De qualquer maneira, a Resistência quer o “fora todos”: “Exigimos a todos, aos EUA, UE, Israel e Rússia, em primeiro lugar, mas também à Turquia e ao Irã: mãos fora da Síria!” Estão muito preocupados com o “sub-imperialismo turco”…
Finalmente, são obrigados a manipular os fatos. Recorrem ao Hamas para chancelar sua posição reacionária, alegando que a organização palestina “congratulou o povo sírio pela queda de Assad”. A nota não menciona o nome de Assad, apesar de parabenizar o povo sírio, mas afirma “a unidade da Síria e a integridade de seus territórios, e o respeito ao povo sírio, sua vontade, independência e escolhas políticas.” A Resistência, por outro lado, sabe o que é melhor para os sírios:
“[…] não temos qualquer esperança que nenhum governo burguês, islâmico ou nacionalista, nenhum bloco imperialista ou sub-imperialista possa cumprir esse papel.
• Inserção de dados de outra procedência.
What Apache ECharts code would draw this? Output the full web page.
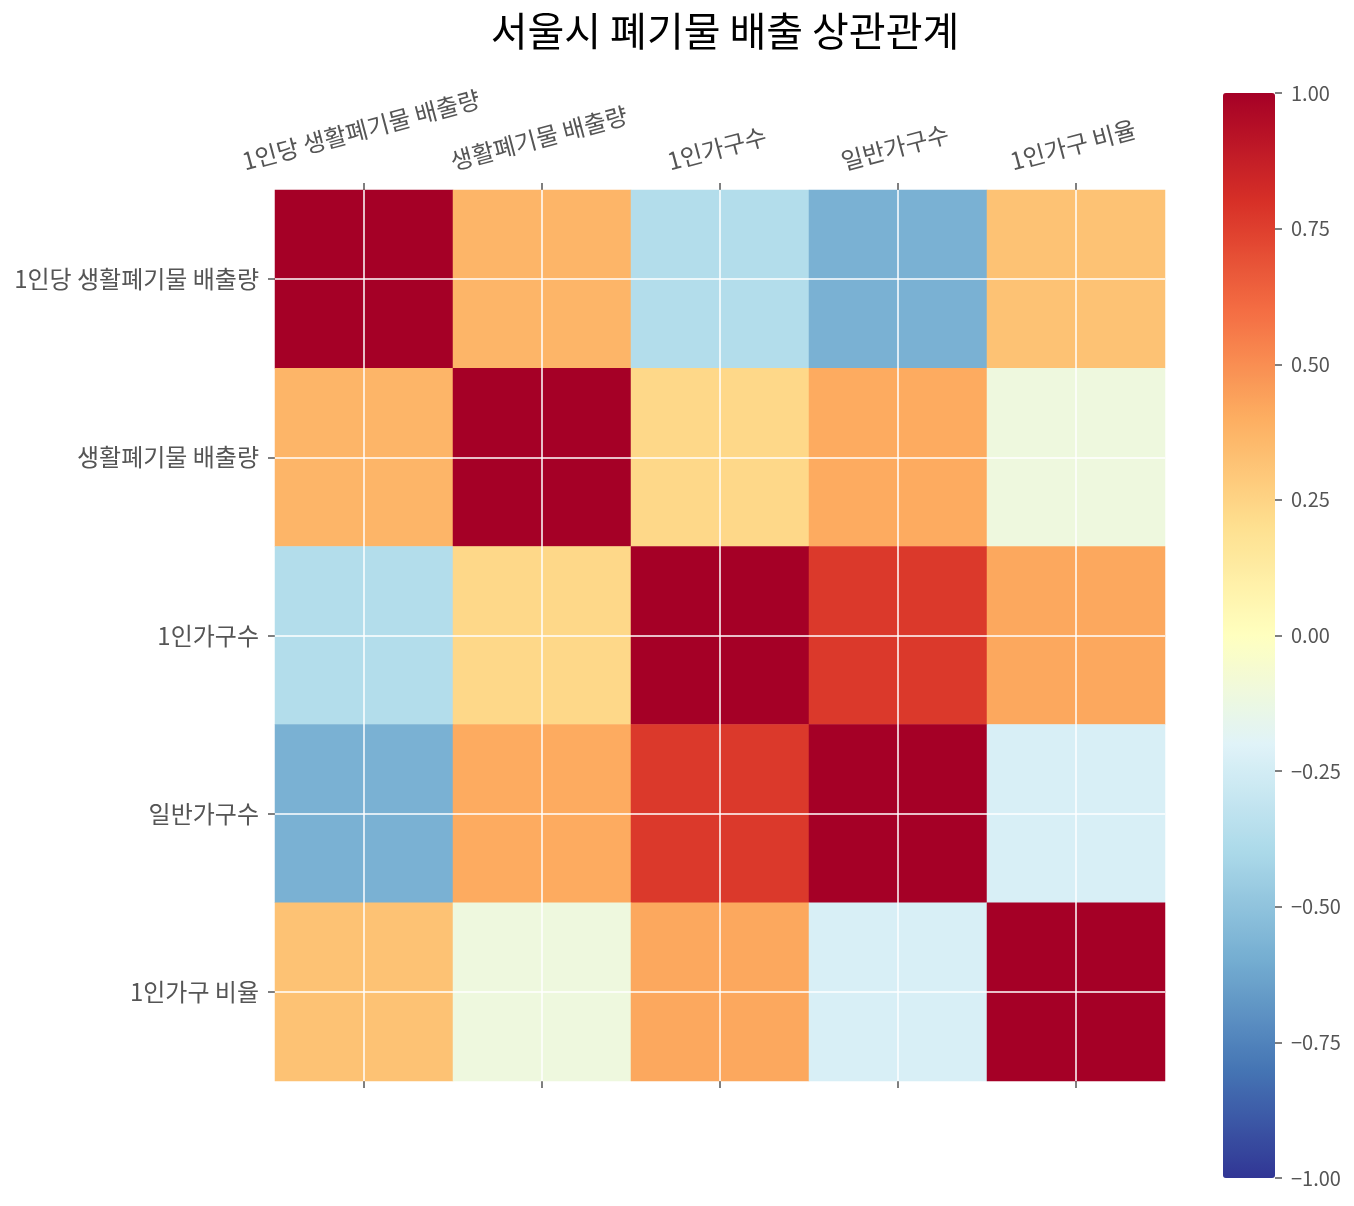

Não será o arranjo de forças entre o chamado ‘eixo da resistência’, um bloco subordinado ao sub-imperialismo iraniano, que cumprirá um papel libertador, muito menos o imperialismo estadunidense, europeu, russo ou chinês.”
Não será nenhum desses setores, será o povo sírio que, certamente não é burguês, mas que também não é islâmico, nem nacionalista. Um povo sírio marxista, de preferência, que só existe na cabeça de nossos autores. Dado que esse povo ideal não existe na realidade, igualando todas as forças “imperialistas”, vemos o verdadeiro lado da Resistência, o imperialismo.